| STORED DATA |
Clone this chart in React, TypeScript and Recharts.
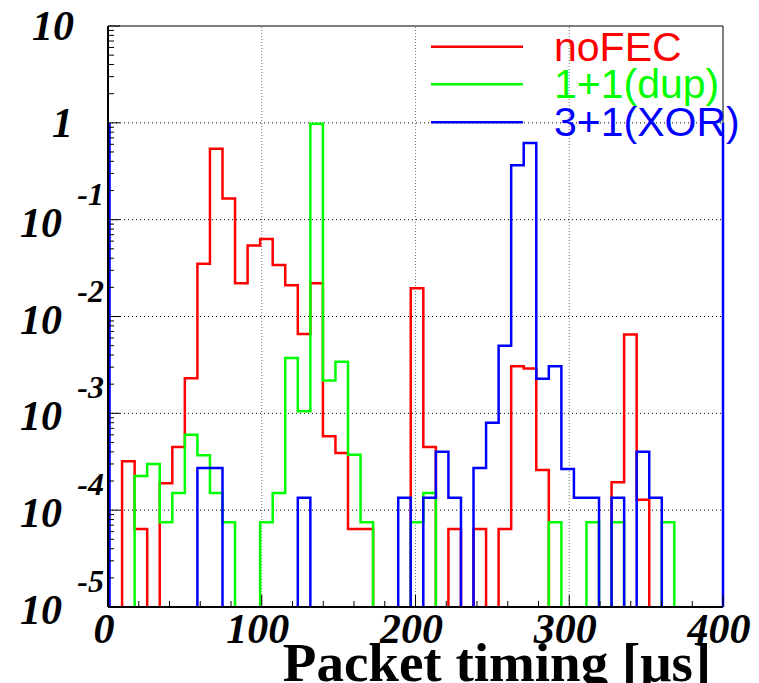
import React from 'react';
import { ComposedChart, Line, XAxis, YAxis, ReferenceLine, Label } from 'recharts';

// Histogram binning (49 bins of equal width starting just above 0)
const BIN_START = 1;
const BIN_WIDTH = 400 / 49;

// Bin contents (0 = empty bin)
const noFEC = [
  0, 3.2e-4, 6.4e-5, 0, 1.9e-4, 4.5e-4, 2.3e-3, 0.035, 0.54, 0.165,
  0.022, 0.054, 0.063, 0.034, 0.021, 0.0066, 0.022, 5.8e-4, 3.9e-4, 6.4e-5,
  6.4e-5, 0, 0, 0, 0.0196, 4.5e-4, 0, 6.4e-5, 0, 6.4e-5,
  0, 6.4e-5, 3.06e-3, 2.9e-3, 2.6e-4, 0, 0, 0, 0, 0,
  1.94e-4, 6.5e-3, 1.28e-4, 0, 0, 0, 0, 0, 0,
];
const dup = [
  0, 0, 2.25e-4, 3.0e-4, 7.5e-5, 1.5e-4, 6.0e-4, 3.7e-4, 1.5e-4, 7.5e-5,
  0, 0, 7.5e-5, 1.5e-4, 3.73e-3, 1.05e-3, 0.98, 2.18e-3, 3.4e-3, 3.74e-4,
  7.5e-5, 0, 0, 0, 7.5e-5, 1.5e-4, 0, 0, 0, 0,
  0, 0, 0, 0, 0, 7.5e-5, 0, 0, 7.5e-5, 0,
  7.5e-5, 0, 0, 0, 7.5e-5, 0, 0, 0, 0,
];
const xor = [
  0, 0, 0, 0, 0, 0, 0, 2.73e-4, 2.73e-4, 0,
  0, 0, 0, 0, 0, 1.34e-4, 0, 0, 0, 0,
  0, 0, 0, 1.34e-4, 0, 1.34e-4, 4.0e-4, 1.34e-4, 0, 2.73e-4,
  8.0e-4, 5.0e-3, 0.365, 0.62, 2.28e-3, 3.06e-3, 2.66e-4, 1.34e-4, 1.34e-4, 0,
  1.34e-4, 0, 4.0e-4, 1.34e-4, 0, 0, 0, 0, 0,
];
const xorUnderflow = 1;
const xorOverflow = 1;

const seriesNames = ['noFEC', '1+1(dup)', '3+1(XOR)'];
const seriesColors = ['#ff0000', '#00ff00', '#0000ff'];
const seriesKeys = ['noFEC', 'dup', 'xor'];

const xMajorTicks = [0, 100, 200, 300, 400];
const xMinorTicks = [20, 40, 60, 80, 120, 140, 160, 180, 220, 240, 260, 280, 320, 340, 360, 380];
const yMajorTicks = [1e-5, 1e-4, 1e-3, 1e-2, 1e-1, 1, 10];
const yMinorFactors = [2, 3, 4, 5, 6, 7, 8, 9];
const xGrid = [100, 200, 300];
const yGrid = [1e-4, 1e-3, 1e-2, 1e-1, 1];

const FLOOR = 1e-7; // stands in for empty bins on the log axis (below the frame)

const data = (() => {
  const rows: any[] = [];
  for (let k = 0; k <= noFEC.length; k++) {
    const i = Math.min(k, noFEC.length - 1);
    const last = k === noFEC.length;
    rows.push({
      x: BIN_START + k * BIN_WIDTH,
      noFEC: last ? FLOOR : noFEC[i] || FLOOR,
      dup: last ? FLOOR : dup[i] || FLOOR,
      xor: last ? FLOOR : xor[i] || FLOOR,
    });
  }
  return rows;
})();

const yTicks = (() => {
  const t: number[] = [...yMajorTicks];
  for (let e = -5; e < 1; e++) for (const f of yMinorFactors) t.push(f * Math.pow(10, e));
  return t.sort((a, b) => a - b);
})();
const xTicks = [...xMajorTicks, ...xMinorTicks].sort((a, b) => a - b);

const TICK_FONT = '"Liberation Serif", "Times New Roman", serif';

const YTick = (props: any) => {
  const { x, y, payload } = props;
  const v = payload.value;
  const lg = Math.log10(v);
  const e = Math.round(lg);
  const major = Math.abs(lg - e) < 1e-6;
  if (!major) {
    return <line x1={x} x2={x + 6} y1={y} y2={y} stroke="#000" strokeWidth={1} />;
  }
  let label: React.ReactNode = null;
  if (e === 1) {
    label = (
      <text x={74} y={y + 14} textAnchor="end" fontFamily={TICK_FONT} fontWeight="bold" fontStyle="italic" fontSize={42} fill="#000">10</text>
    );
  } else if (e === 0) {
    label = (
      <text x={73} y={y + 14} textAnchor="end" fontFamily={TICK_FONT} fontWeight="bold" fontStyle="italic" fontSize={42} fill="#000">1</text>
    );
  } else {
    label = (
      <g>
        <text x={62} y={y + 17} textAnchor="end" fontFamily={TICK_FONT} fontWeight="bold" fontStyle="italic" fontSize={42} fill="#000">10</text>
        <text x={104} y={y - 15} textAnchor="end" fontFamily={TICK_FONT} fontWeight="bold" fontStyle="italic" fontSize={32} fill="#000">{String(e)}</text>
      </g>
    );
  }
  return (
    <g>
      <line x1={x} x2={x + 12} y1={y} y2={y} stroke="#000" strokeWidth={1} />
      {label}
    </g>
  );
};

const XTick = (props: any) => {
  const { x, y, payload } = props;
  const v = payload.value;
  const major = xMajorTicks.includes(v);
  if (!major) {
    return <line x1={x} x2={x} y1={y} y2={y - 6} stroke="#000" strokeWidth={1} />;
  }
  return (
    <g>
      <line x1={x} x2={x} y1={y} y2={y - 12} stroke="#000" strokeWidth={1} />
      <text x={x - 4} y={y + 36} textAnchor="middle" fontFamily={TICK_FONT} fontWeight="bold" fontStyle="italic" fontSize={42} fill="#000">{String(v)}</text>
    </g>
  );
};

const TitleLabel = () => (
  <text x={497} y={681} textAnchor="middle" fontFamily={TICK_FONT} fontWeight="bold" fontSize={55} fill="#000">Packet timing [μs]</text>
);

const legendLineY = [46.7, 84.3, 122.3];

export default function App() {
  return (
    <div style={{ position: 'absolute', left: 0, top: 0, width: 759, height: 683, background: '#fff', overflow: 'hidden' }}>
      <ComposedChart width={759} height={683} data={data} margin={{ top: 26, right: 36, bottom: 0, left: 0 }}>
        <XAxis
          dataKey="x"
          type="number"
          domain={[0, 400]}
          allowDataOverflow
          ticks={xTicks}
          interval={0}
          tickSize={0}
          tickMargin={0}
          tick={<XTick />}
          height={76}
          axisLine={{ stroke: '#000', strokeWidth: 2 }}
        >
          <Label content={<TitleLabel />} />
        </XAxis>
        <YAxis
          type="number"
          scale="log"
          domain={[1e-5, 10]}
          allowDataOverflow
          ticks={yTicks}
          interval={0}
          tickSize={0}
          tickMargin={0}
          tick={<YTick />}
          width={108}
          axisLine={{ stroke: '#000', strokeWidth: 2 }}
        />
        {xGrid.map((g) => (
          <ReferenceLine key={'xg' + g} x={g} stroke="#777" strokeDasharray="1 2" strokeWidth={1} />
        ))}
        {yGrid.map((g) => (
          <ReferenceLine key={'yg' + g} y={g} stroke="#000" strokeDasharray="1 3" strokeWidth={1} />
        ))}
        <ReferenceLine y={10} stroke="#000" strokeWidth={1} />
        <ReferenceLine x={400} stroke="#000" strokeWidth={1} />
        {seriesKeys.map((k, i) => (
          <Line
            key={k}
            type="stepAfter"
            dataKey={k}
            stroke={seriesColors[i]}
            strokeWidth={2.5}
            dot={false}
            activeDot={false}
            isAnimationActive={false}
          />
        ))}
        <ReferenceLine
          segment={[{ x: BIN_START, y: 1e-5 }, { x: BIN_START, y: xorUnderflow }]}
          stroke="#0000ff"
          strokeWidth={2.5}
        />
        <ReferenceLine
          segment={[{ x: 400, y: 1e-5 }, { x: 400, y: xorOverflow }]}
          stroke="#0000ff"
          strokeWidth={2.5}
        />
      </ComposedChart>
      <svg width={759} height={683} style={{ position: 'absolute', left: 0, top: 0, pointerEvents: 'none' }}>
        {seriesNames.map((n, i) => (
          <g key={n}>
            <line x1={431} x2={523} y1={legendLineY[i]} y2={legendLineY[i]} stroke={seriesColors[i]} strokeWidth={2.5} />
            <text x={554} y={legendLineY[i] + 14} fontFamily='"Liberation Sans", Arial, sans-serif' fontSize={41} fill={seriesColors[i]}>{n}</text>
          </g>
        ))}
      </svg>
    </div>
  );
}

| TASK TO COMPLETE |
Determine how many lines in the listing above hold the word "React", answering with the number only.

| RESULT |
3